Graduating high school is a significant accomplishment for a young person in Illinois and across the country. And it marks a milestone in their lives as they end the “compulsory education” chapter and turn the page to the “occupational preparation” chapter – where they start their careers, go to college, enlist in the military, or adopt some other pursuit which hopefully begins their journeys into adulthood.
So it’s especially disheartening when two teens who have only had a high school diploma for a short time lose their lives in a sudden tragedy.
This was what happened in Will County over the holiday weekend earlier this month. On the night of Friday, July 5, an 18-year old woman and a 19-year old man were riding a Kawasaki Ninja motorcycle in a parking lot of Crete-Monee High School in the village just south of Chicago.

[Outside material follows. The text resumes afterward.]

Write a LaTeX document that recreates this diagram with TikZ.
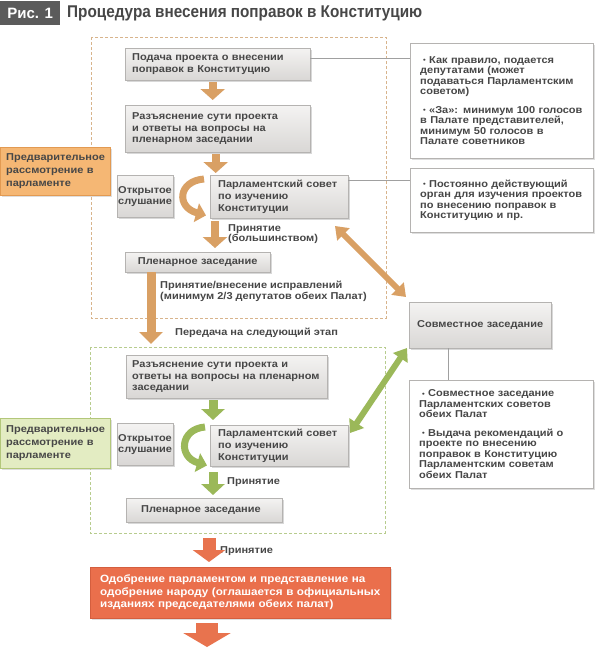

Both teens had graduated from the high school last year. Somehow, the driver of the bike lost control and crashed, and both teenagers were pronounced dead at the scene.
Although authorities are still investigating the motorcycle accident, it is believed that the man was driving and the woman riding at some point during the evening, but it’s not yet known which teen was operating the motorcycle at the time of the crash. This detail may be important as investigators attempt to determine who was responsible for the motorcycle accident, which will affect who might be eligible to file a wrongful death lawsuit.
If the man was operating the bike, the surviving family members of the woman would have solid grounds to file such a suit; but if the woman was driving, the man’s surviving relatives could file suit against the estate of the woman. A wrongful death lawsuit could allow the plaintiffs to collect reimbursement for burial expenses, monetary damages for pain and suffering and loss of companionship, and even estimated future wages that the passenger would have earned in his or her lifetime.